- WRITTEN EXERCISE: Give the number of lines that contain the string "this", please, and nothing else.

*** DATA SHOWN

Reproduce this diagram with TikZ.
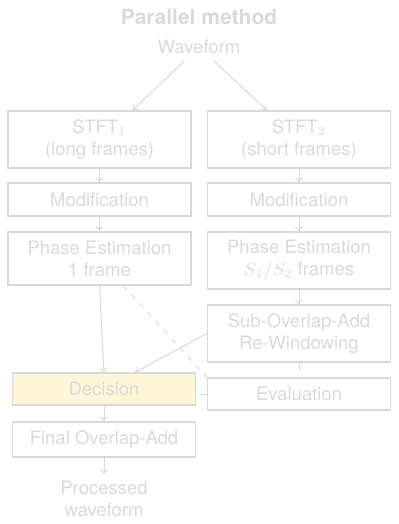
\documentclass[tikz,border=0pt]{standalone}
\usepackage{fontspec}
\setmainfont{TeX Gyre Heros}
\usepackage{xcolor}
\usetikzlibrary{arrows.meta,calc}
\definecolor{faded}{RGB}{217,217,217}
\definecolor{decfill}{RGB}{255,246,216}
\begin{document}
\begin{tikzpicture}[x=0.5pt,y=-0.5pt,
  block/.style={draw=faded,line width=0.6pt,text=faded,align=center,inner sep=0pt,minimum width=91.5pt,font=\fontsize{9.25}{11}\selectfont},
  plain/.style={text=faded,align=center,font=\fontsize{9.25}{11}\selectfont},
  link/.style={faded,line width=0.5pt},
  arr/.style={link,-{To[length=2.5pt,width=4pt]}}]
\useasboundingbox (0,0) rectangle (398,524);
\node[text=faded,font=\fontsize{10.5}{12}\selectfont\bfseries] (title) at (199,17) {Parallel method};
\node[plain] (wave) at (199,47) {Waveform};
% long frames branch
\node[block,minimum height=28.5pt] (stftA) at (99.5,139.5) {STFT$_1$\\(long frames)};
\node[block,minimum height=16.5pt] (modA) at (99.5,199.5) {Modification};
\node[block,minimum height=26.5pt] (peA) at (99.5,258.5) {Phase Estimation\\1 frame};
% short frames branch
\node[block,minimum height=28.5pt] (stftB) at (299,139.5) {STFT$_2$\\(short frames)};
\node[block,minimum height=16.5pt] (modB) at (299,199.5) {Modification};
\node[block,minimum height=28.5pt] (peB) at (299,260.5) {Phase Estimation\\$S_1/S_2$ frames};
\node[block,minimum height=28.5pt] (sola) at (299,333.5) {Sub-Overlap-Add\\Re-Windowing};
\node[block,minimum height=16pt] (eval) at (299,394) {Evaluation};
% merge
\node[block,fill=decfill,minimum height=16pt] (dec) at (104,389) {Decision};
\node[block,minimum height=17.5pt] (fola) at (104,439.5) {Final Overlap-Add};
\node[plain] (proc) at (104,499) {Processed\\waveform};
\draw[arr] (wave) -- ([xshift=16.5pt]stftA.north);
\draw[arr] (wave) -- ([xshift=-16pt]stftB.north);
\draw[arr] (stftA) -- (modA);
\draw[arr] (modA) -- (peA);
\draw[arr] (stftB) -- (modB);
\draw[arr] (modB) -- (peB);
\draw[arr] (peB) -- (sola);
\draw[arr] (peA.south) -- (dec.north);
\draw[arr] (sola.west) -- ([xshift=15.5pt]dec.north);
\draw[link,dashed] ([xshift=11.75pt]peA.south) -- (eval.north west);
\draw[link] (sola.south) -- ++(0,8);
\draw[link] (eval.west) -- ++(-8,0);
\draw[arr] (dec) -- (fola);
\draw[arr] (fola) -- (proc);
\end{tikzpicture}
\end{document}
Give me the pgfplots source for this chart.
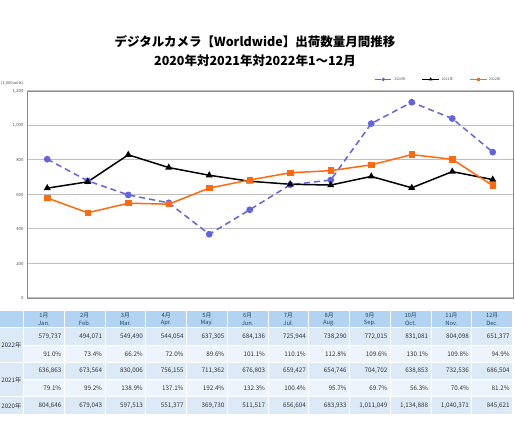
\documentclass[border=0pt]{standalone}
\usepackage{pgfplots}
\pgfplotsset{compat=1.18}
\usepackage{fontspec}
\setmainfont{Noto Sans CJK JP}
\definecolor{c20}{HTML}{6464DC}
\definecolor{c22}{HTML}{FF6A10}
\definecolor{hdr}{HTML}{B2D4F2}
\definecolor{vrow}{HTML}{DCEAF8}
\definecolor{prow}{HTML}{EDF4FC}
\definecolor{htext}{HTML}{22406A}
\definecolor{ttext}{HTML}{333333}
\begin{document}
\begin{tikzpicture}
\path[use as bounding box] (0pt,0pt) rectangle (515pt,442pt);
\begin{axis}[at={(27pt,144pt)}, anchor=south west, scale only axis,
  width=486pt, height=207pt,
  xmin=-0.5, xmax=11.5, ymin=0, ymax=1200,
  ytick={0,200,...,1200}, xtick=\empty,
  ymajorgrids, grid style={draw=black!25, line width=1pt},
  axis line style={draw=black!45, line width=0.8pt},
  major tick length=0,
  yticklabel style={font=\fontsize{4.3}{5}\selectfont, text=black!70},
  /pgf/number format/1000 sep={,},
  /pgf/number format/assume math mode=true,
  legend columns=3,
  legend style={at={(0.985,1.025)}, anchor=south east, draw=none, fill=none,
    font=\fontsize{3.5}{4}\selectfont, text=black!70,
    /tikz/every even column/.append style={column sep=14pt}},
  legend image post style={mark size=1.1pt, line width=1.1pt},
  clip=false]
\addplot[c20, dashed, dash pattern=on 6pt off 4pt, line width=1.5pt, mark=*, mark size=2.6pt, mark options={solid}]
 coordinates {(0,804.646)(1,679.043)(2,597.513)(3,551.377)(4,369.730)(5,511.517)(6,656.604)(7,683.933)(8,1011.049)(9,1134.888)(10,1040.371)(11,845.621)};
\addlegendentry{2020年}
\addplot[black, line width=1.5pt, mark=triangle*, mark size=2.6pt]
 coordinates {(0,636.863)(1,673.564)(2,830.006)(3,756.155)(4,711.362)(5,676.803)(6,659.427)(7,654.746)(8,704.702)(9,638.853)(10,732.536)(11,686.504)};
\addlegendentry{2021年}
\addplot[c22, line width=1.5pt, mark=square*, mark size=2.5pt]
 coordinates {(0,579.737)(1,494.071)(2,549.490)(3,544.054)(4,637.305)(5,684.136)(6,725.944)(7,738.290)(8,772.015)(9,831.081)(10,804.098)(11,651.377)};
\addlegendentry{2022年}
\end{axis}
\begin{scope}[x=1pt,y=1pt]
\node[font=\bfseries\fontsize{12.5}{14}\selectfont] at (255,400) {デジタルカメラ【Worldwide】出荷数量月間推移};
\node[font=\bfseries\fontsize{12.5}{14}\selectfont] at (255,381) {2020年対2021年対2022年1～12月};
\node[font=\fontsize{4}{5}\selectfont, anchor=west, text=black!70, inner sep=0] at (1,359) {(1,000units)};
% table background
\foreach \r/\c in {0/hdr,1/vrow,2/prow,3/vrow,4/prow,5/vrow} {
  \pgfmathsetmacro\yt{442-311-17.3*\r}
  \foreach \j in {0,...,11} {
    \pgfmathsetmacro\xl{24+40.75*\j}
    \fill[\c] (\xl,\yt) rectangle (\xl+39.75,\yt-16.3);
  }
}
\fill[hdr] (0,131) rectangle (23,114.7);
\fill[vrow] (0,113.7) rectangle (23,80.1);
\fill[vrow] (0,79.1) rectangle (23,45.5);
\fill[vrow] (0,44.5) rectangle (23,28.2);
\tikzset{lab/.style={font=\fontsize{6.2}{7}\selectfont, anchor=east, text=ttext, inner sep=0},
         val/.style={font=\fontsize{6.3}{7}\selectfont, text=ttext, anchor=east, inner sep=0},
         hd/.style={font=\fontsize{5.8}{7}\selectfont, text=htext, inner sep=0}}
\node[lab] at (21.5,97) {2022年};
\node[lab] at (21.5,62.3) {2021年};
\node[lab] at (21.5,36.3) {2020年};
% header
\foreach \m/\e [count=\j from 0] in {1月/Jan.,2月/Feb.,3月/Mar.,4月/Apr.,5月/May.,6月/Jun.,7月/Jul.,8月/Aug.,9月/Sep.,10月/Oct.,11月/Nov.,12月/Dec.} {
  \pgfmathsetmacro\xc{24+40.75*\j+19.9}
  \node[hd] at (\xc,126.6) {\m};
  \node[hd] at (\xc,118.8) {\e};
}
\foreach \v [count=\j from 0] in {{579,737},{494,071},{549,490},{544,054},{637,305},{684,136},{725,944},{738,290},{772,015},{831,081},{804,098},{651,377}} {
  \pgfmathsetmacro\xr{24+40.75*\j+37.5}
  \node[val] at (\xr,105.5) {\v};
}
\foreach \v [count=\j from 0] in {91.0,73.4,66.2,72.0,89.6,101.1,110.1,112.8,109.6,130.1,109.8,94.9} {
  \pgfmathsetmacro\xr{24+40.75*\j+37.5}
  \node[val] at (\xr,88.2) {\v\%};
}
\foreach \v [count=\j from 0] in {{636,863},{673,564},{830,006},{756,155},{711,362},{676,803},{659,427},{654,746},{704,702},{638,853},{732,536},{686,504}} {
  \pgfmathsetmacro\xr{24+40.75*\j+37.5}
  \node[val] at (\xr,70.9) {\v};
}
\foreach \v [count=\j from 0] in {79.1,99.2,138.9,137.1,192.4,132.3,100.4,95.7,69.7,56.3,70.4,81.2} {
  \pgfmathsetmacro\xr{24+40.75*\j+37.5}
  \node[val] at (\xr,53.6) {\v\%};
}
\foreach \v [count=\j from 0] in {{804,646},{679,043},{597,513},{551,377},{369,730},{511,517},{656,604},{683,933},{1,011,049},{1,134,888},{1,040,371},{845,621}} {
  \pgfmathsetmacro\xr{24+40.75*\j+37.5}
  \node[val] at (\xr,36.3) {\v};
}
\end{scope}
\end{tikzpicture}
\end{document}
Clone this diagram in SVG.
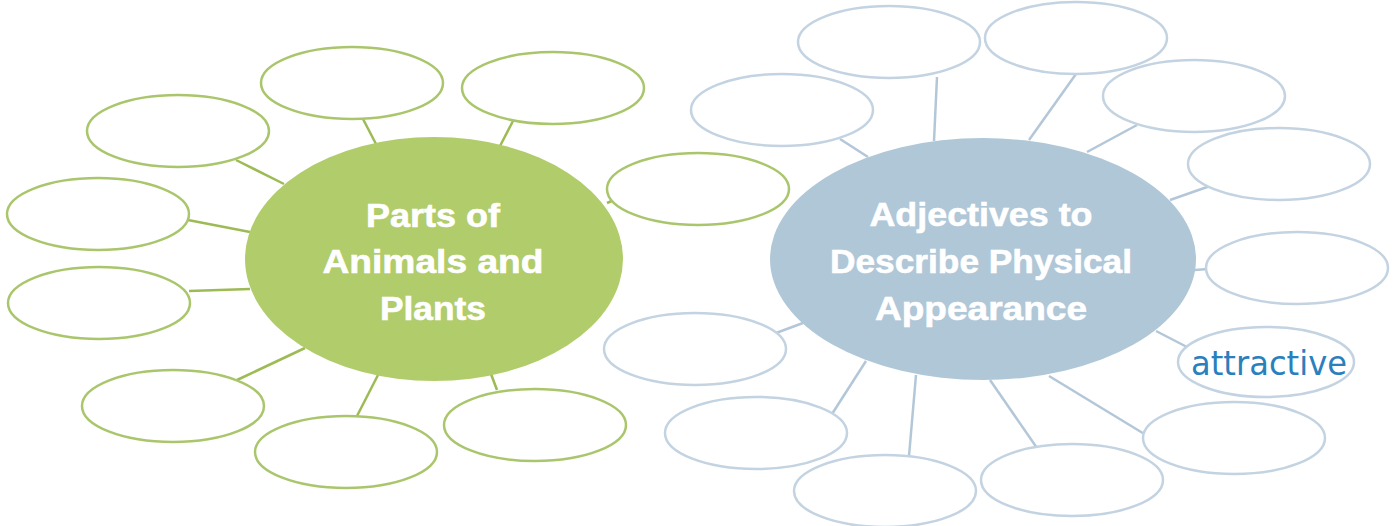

******

- FINISHED EXERCISE: 3